When there's a majority favorite, I don't agree with you (I can't see a reason for the
voters' inclination to vote strategically to change simply because ranks are added), but in
any case it's probably more valuable to understand why I'm using this argument than for you
to necessarily accept it.

In some ways it's unfortunate to have to seek an analogy in FPP, due to its ballot format.
But FPP does provide us with a striking demonstration of how a seemingly very poor method
can still manage to avoid presenting one disaster after another.

> > And the point of all that, is that voted Condorcet efficiency from real elections doesn't
> > seem like a very reliable indicator of method quality.

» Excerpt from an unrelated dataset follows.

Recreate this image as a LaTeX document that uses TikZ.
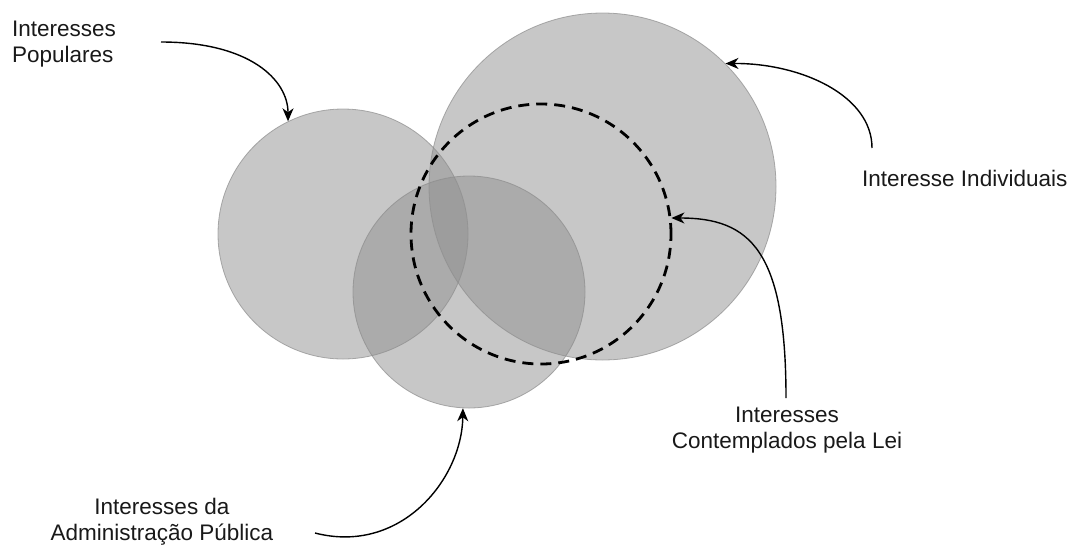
\documentclass[tikz,border=0pt]{standalone}
\usepackage{fontspec}
\setmainfont{Liberation Sans}
\usetikzlibrary{arrows.meta}
\begin{document}
\begin{tikzpicture}[x=1pt,y=-1pt,
  setcircle/.style={circle,inner sep=0pt,fill=black!44,fill opacity=0.5,draw=black!45,draw opacity=0.7,line width=0.8pt},
  lawcircle/.style={circle,inner sep=0pt,draw=black,line width=2.8pt,dash pattern=on 11pt off 7pt},
  lbl/.style={inner sep=0pt,text=black!90,font=\fontsize{22.5}{26}\selectfont},
  pointer/.style={line width=1.4pt,-{Stealth[length=13pt,width=11pt,inset=4pt]}}]
\useasboundingbox (0,0) rectangle (1073,547);
% circles
\node[setcircle,minimum size=250pt] (cpop) at (343,234) {};
\node[setcircle,minimum size=347pt] (cind) at (602.5,186.5) {};
\node[setcircle,minimum size=232pt] (cadm) at (469,292) {};
\node[lawcircle,minimum size=260pt] (clei) at (541,234) {};
% labels
\node[lbl,anchor=west,align=left] (lpop) at (12,44) {Interesses\\Populares};
\node[lbl,anchor=base west] (lind) at (862,186) {Interesse Individuais};
\node[lbl,align=center] (llei) at (787,430) {Interesses\\Contemplados pela Lei};
\node[lbl,align=center] (ladm) at (162,522) {Interesses da\\Administração Pública};
% arrow start points
\coordinate (spop) at (161,42);
\coordinate (sind) at (872,148);
\coordinate (slei) at (786,398);
\coordinate (sadm) at (315,533);
% connectors
\draw[pointer] (spop) .. controls (250,42) and (288,80) .. (cpop.116);
\draw[pointer] (sind) .. controls (872,95) and (800,63) .. (cind.45);
\draw[pointer] (slei) .. controls (786,250) and (750,218) .. (clei.7);
\draw[pointer] (sadm) .. controls (400,555) and (462,480) .. (cadm.-93);
\end{tikzpicture}
\end{document}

Most methods will look very good,
> > because parties and voters have ways to compensate for any mediocrity.
>> > > The only difference in voting strategy (I would call these voting tactics, my semantic is
> > > that "compromising" is a *tactic* and less a "strategy") I would attribute to Hare vs.
> > > Condorcet is, if it's Hare *and* the election is perceived as a close 3-way race, there may
> > > be voters on either the Left or Right wing (the wing that is perceived as weaker) that may
> > > choose to compromise and vote for the centrist so that the spoiled election that happened
> > > in Burlington 2009 or in Alaska in August 2022 will not happen to them.  That's the only
> > > effect on different voting tactic I would predict between RCV decided by Hare vs. Condorcet.
>> > Ok, noted.
> 
> really???

I thought it better to leave it in and acknowledge reading it than delete it and make you
wonder if I saw it or not. "Strategy under Condorcet" seems too broad for me to want to try
commenting directly. The difference you suggest is reasonable.